Als sie abhob, merkte ich auf einmal, wie nervös ich eigentlich war. Von einem auf den nächsten Moment war ich total durch den Wind. Jedenfalls schien sie sich über meinen Anruf zu freuen. Wir redeten also über den Tag und sie erzählte mir, dass sie gerade die Stadt und die Museen vermisst. Und na ja, ich meinte cool, da das ja der Grund meines Anrufs sei, denn ich wollte sie gerne fragen, ob wir mal zusammen in ein (bestimmtes) Museum (das uns beide interessiert) gehen. Ihre Antwort war zwar ein ja, allerdings verbunden mit der Aussage, dass sie nicht wisse, wann sie mal wieder in der Gegend sei und das durchaus erst in ein paar Monaten sein könnte. Sowieso wisse sie nicht, ob sie nicht ihre neu-wiederentdeckte Liebe zu ihrer Heimat beibehalte und nur noch selten hier wäre. Daraufhin hab ich etwas (zu viel?) die Karten auf den Tisch gelegt und gemeint, dass ich das verstehen kann, ich sie aber total gern wieder sehen würde und dafür auch zu ihr fahren würde. Damit hatte ich sie wohl ziemlich überrumpelt. Sowieso hatte ich im Gespräch 100000000 Fragen und gefühlt so wenig Zeit, sie zu stellen. was dazu führte, dass ich irgendwann fragte, wo sie sich in ein paar Jahren mal sieht, was irgendwie auch total überfordernd und drüber war. Trotzdem redeten wir bis hin zur Frage von ihr, was ich eigentlich in der aktuellen Zeit vermisse. An der Stelle endete unser Telefonat: sie bekam einen zweiten Anruf von einer Freundin, der es nicht gut ging. Sie fragte noch, ob es okay sei, wenn sie sich um sie kümmert und verabschiedete sich dann. Später schrieb sie noch und bedankte sich (wegen des Anrufs der Freundin) und dass wir beide mal ins Museum gehen werden.

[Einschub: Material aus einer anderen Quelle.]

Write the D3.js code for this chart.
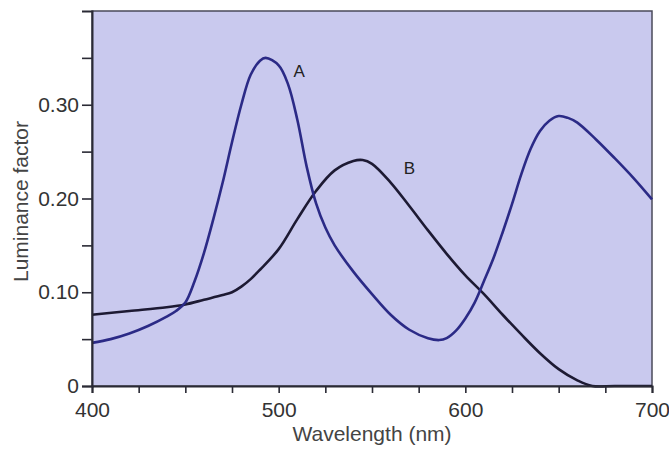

Das war letzten Dienstag und seitdem herrscht Funkstille. Ich komm mir seither vor wie ein Vollidiot und frage mich, ob es das dann jetzt wohl war. Ich kämpfe mit alten Unsicherheiten und verfluche gerade, dass unser lockeres Kennenlernen jetzt in so einem Outing von mir endete. Ich merke dabei, dass sie mir mehr bedeutet, als ich es mir vor ein paar Wochen noch selbst eingestanden hätte. Ich lerne viele Menschen kennen, aber ich begegne nur wenigen, die mich wirklich interessieren. Und sie hat echt was zu sagen - allein ihr zuzuhören fehlt mir bereits jetzt. Dabei weiß sie wahrscheinlich nicht mal, warum ich sie gut finde. Denn das Warum ich sie eigentlich interessant finde ging mir Dienstag nicht über die Lippen.
Mir tut es gut, das gerade runterzuschreiben und ich würde mich freuen, falls es Meinungen dazu gibt. Danke für Euer offenes Ohr!